The Body of the Artisan

Pamela H Smith’s The Body of the Artisan: Art and Experience in the Scientific Revolution is a dense and interesting history of the influence of art and craft on the formation of science, or “new philosophy” in the early seventeenth century, that I can’t begin to unpack just yet. But I am interested in questions that are surfacing about natural knowledge, the focus of the scientific revolution, on the basis of observation and depiction. I’m not sure how (or if) questions of seeing help me get footing in the text, but I couldn’t get the work of Roland Barthes in Camera Lucida and James Elkins in The Object Stares Back out of the back of my mind. I can make a loose connection their work to create a language/way to talk about images and art beyond aesthetic qualities to the work of theorizing from drawings/paintings – a way of communicating knowledge orally (or in alpha. text).

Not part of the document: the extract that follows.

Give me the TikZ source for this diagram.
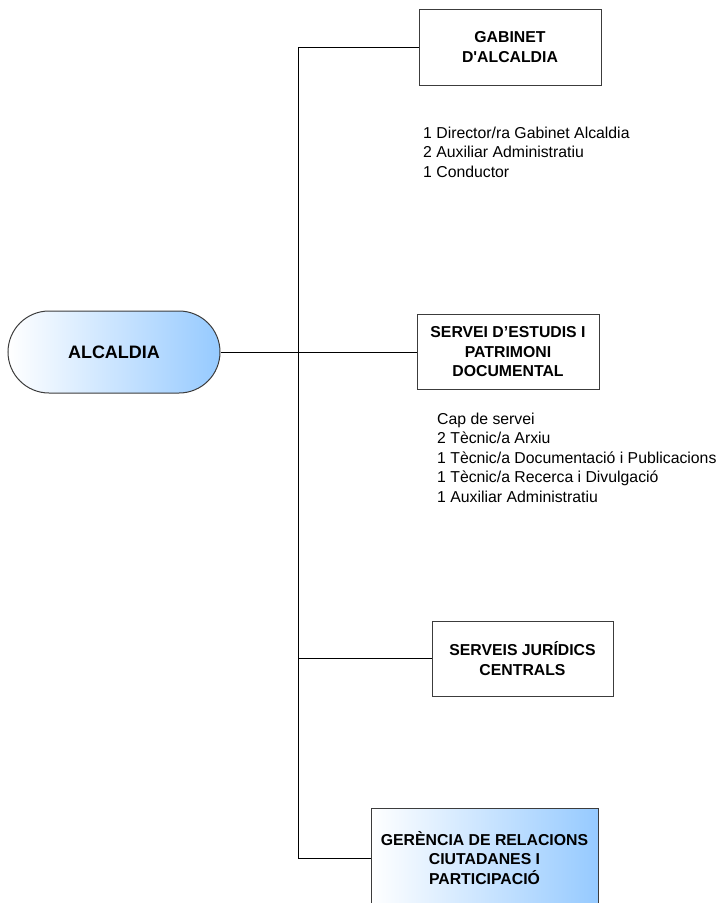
\documentclass[tikz,border=0pt]{standalone}
\usepackage{fontspec}
\setmainfont{Liberation Sans}
\definecolor{lblue}{RGB}{150,202,255}
\definecolor{edge}{RGB}{60,60,60}
\begin{document}
\begin{tikzpicture}[x=1pt,y=-1pt,
  box/.style={draw=edge, line width=1pt, rectangle, align=center, inner sep=0pt,
    font=\bfseries\fontsize{15.8}{19.5}\selectfont},
  staff/.style={align=left, anchor=north west, inner sep=0pt,
    font=\fontsize{15.8}{19.5}\selectfont},
  conn/.style={draw=black, line width=1pt},
  grad/.style={left color=white, right color=lblue}]
\useasboundingbox (0,0) rectangle (724,903);
\clip (0,0) rectangle (724,903);

\node[box, grad, rounded corners=41pt, minimum width=212pt, minimum height=82pt,
  font=\bfseries\fontsize{18}{22}\selectfont] (alc) at (114,352) {ALCALDIA};

\node[box, minimum width=182pt, minimum height=76pt] (gab) at (510,47)
  {GABINET\\D\textquotesingle ALCALDIA};
\node[box, minimum width=182pt, minimum height=75pt] (serv) at (508,352)
  {SERVEI D’ESTUDIS I\\PATRIMONI\\DOCUMENTAL};
\node[box, minimum width=181pt, minimum height=75pt] (jur) at (522.5,658.5)
  {SERVEIS JURÍDICS\\CENTRALS};
\node[box, grad, minimum width=227pt, minimum height=100pt] (ger) at (484.5,858)
  {GERÈNCIA DE RELACIONS\\CIUTADANES I\\PARTICIPACIÓ};

\node[staff] (gabstaff) at (423,126.5)
  {1 Director/ra Gabinet Alcaldia\\2 Auxiliar Administratiu\\1 Conductor};
\node[staff] (servstaff) at (437,412.5)
  {Cap de servei\\2 Tècnic/a Arxiu\\1 Tècnic/a Documentació i Publicacions\\1 Tècnic/a Recerca i Divulgació\\1 Auxiliar Administratiu};

\coordinate (ttop) at (298,47);
\coordinate (tbot) at (298,858);

\draw[conn] (alc.east) -- (serv.west);
\draw[conn] (gab.west) -- (ttop) -- (tbot) -- (ger.west);
\draw[conn] (jur.west) -- (jur.west -| ttop);
\end{tikzpicture}
\end{document}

But the connection I find more interesting what knowledge is and isn’t able to move from nature, or from embodied practice, as a representation (a re-presentation). I feel like in posing this thought it seems like I’m trying to get a some philosophical real world beyond, but it’s really a matter of curiosity in how this knowledge (embodied or tacit) traveled because of graphic depiction (and what couldn’t). And in terms of engaging with nature, sight (reasonably so) is the sense that is appealed to/through; while it highlighted to the eyes, I wonder what was left unseen.

“Well, what is it like?” (In the Laboratory with Agassiz): It reminds me of a short account I read in a tech comm class before, In the Laboratory with Agassiz on Learning to See. A student enters Agassiz’s lab wanting to learn zoology , to which Agassiz responds with leaving the student alone with a fish to analyze. He asks the student what he sees in the fish but is dissatisfied with the student’s observations of the fish’s appearance. After days of looking at the fish, the student describes it as “symmetrical sides with paired organs” which pleases Agassiz as a connection between facts and general law – not just observations in isolation as facts. While this is distributed throughout Smith, I thought these related:

“The pursuit of natural knowledge became active and began to involve the body; that is, one had to observe, record, and engage bodily with nature” (18).

and

“Images came to be known as witnesses to facts. Images that increasingly invoked claims of factuality reinforced the techniques of observation and eyewitness as modes of inquiring knowledge” (150).

as disciplined observation and engagement to construct knowledge in objects and physical, observable phenomena. This enaction is what made scientific inquiry and the construction of knowledge possible. Making allowed people to make themselves, or the material of their culture; “Ultimately, seeing alters the thing that is seen and transforms the seer. Seeing is metamorphosis, not mechanism” (James Elkins The Object Stares Back). These depictions seem of a small scale though, or perhaps singular – how did this knowledge circulate? (particularly when its origins were in craft and art that was embodied knowledge unto singular persons that moved through apprenticeship). What is the relationship between the body of the artisan and the body of scientific knowledge?